> Data extract:

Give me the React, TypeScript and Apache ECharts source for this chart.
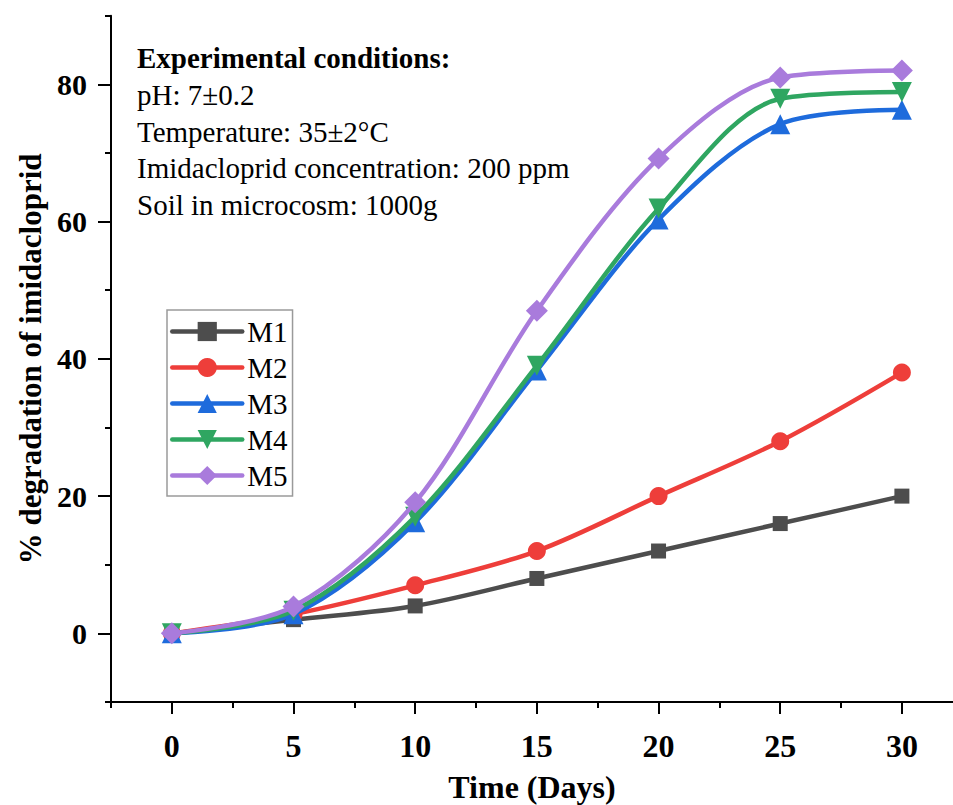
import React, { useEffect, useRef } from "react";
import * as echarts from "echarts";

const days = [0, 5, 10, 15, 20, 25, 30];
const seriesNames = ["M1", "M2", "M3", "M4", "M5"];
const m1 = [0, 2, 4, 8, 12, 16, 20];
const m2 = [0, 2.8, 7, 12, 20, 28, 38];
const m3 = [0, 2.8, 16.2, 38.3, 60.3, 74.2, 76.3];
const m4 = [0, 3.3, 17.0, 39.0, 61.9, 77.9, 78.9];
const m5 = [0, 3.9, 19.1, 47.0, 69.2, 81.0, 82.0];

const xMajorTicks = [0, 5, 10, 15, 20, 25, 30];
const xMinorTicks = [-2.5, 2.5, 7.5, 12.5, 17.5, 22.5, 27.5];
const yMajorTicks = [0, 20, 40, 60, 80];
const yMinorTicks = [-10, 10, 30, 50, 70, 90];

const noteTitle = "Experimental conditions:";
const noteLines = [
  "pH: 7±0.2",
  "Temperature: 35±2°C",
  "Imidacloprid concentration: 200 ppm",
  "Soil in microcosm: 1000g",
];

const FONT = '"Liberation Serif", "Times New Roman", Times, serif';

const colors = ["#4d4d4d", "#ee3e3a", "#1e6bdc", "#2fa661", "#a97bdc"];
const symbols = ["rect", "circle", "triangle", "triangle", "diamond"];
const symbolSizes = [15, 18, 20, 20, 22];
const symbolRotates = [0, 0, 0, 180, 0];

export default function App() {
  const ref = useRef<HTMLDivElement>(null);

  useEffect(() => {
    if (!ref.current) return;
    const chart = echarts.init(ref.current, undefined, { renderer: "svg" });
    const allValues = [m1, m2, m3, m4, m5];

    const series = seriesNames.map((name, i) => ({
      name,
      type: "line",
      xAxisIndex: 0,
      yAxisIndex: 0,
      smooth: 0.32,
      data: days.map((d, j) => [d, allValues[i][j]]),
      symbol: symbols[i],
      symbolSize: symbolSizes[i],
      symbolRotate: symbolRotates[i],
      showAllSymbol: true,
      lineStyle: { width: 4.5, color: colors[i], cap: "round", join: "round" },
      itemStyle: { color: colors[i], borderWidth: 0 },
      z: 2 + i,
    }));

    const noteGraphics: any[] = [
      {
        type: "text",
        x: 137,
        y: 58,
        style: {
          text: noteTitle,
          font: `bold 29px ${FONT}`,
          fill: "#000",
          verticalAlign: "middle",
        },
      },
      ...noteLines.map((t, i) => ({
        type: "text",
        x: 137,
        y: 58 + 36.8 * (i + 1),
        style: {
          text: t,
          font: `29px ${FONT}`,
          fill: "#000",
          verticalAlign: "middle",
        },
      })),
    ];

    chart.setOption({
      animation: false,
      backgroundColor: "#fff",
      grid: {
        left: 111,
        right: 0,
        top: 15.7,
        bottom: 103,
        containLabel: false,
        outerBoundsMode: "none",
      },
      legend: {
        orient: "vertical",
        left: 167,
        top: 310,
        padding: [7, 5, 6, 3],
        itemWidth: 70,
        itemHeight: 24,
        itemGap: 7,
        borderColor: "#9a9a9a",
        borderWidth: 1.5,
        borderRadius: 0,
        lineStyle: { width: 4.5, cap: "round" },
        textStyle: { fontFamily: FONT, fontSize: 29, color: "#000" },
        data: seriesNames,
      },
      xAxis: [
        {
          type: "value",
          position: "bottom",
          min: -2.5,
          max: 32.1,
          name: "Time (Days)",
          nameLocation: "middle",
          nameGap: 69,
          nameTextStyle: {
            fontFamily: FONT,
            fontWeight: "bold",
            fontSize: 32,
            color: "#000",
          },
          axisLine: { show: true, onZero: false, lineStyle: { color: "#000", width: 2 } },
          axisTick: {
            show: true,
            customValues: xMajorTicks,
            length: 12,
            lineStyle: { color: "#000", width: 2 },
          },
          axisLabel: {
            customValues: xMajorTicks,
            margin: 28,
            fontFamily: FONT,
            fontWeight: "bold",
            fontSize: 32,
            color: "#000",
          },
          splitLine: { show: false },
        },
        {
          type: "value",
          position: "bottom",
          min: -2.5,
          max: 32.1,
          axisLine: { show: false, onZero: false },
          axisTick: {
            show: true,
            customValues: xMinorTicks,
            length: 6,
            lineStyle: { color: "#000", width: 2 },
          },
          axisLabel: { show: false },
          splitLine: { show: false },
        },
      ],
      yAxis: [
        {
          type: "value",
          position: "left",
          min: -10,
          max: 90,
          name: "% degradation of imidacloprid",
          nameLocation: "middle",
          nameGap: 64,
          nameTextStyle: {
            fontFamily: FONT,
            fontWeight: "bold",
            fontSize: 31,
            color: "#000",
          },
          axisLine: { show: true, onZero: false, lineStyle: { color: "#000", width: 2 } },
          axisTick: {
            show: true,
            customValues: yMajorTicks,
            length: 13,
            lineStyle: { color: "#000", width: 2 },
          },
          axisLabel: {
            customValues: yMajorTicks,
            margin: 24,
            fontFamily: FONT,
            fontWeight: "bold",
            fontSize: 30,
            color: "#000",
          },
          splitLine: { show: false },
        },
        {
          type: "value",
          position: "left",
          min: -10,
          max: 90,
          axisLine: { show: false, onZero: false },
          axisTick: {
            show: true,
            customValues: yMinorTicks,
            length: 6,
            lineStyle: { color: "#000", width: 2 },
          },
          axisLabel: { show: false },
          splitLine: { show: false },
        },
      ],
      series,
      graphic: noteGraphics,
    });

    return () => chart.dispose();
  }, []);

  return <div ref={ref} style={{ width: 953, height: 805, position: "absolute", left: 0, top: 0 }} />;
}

---

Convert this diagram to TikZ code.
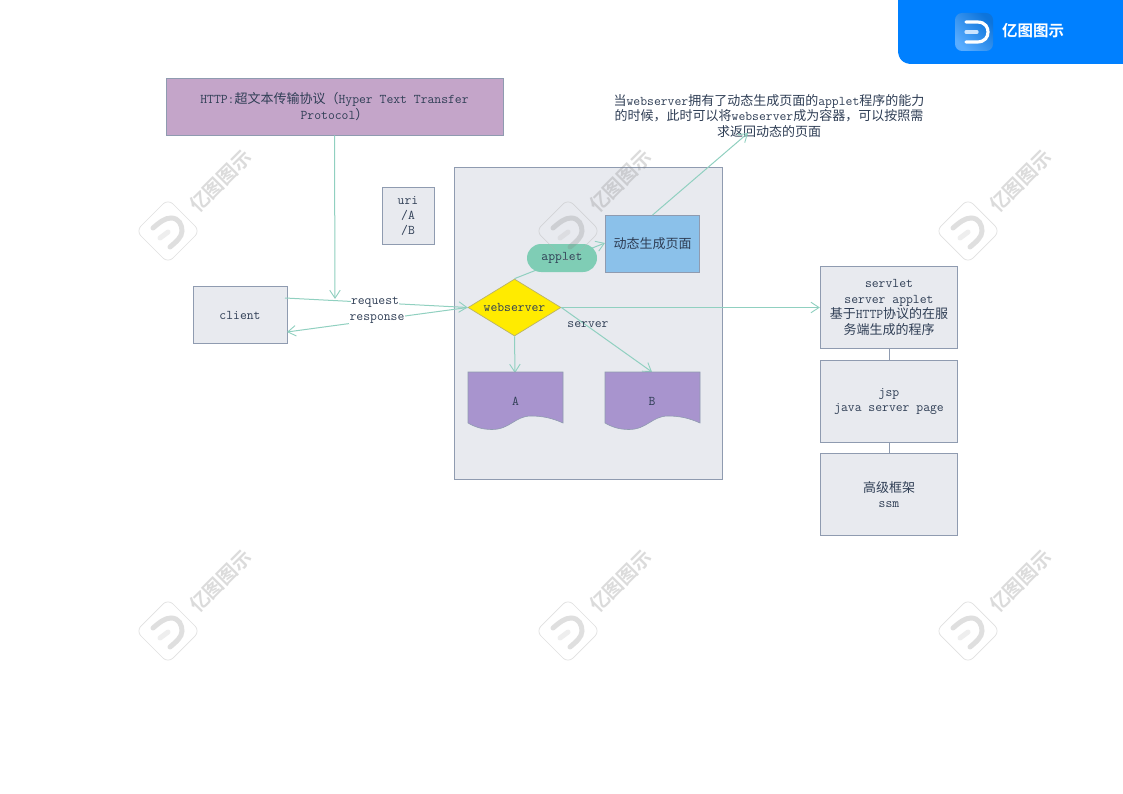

> Description of the task: Omit all pictures and repeat exactly the lines from the one containing "Give me the" through the one containing "const m5 = [0, 3.9, 19.1, 47.0, 69.2, 81.0, 82.0];", ends included, with nothing added.

> Task response:
Give me the React, TypeScript and Apache ECharts source for this chart.
import React, { useEffect, useRef } from "react";
import * as echarts from "echarts";

const days = [0, 5, 10, 15, 20, 25, 30];
const seriesNames = ["M1", "M2", "M3", "M4", "M5"];
const m1 = [0, 2, 4, 8, 12, 16, 20];
const m2 = [0, 2.8, 7, 12, 20, 28, 38];
const m3 = [0, 2.8, 16.2, 38.3, 60.3, 74.2, 76.3];
const m4 = [0, 3.3, 17.0, 39.0, 61.9, 77.9, 78.9];
const m5 = [0, 3.9, 19.1, 47.0, 69.2, 81.0, 82.0];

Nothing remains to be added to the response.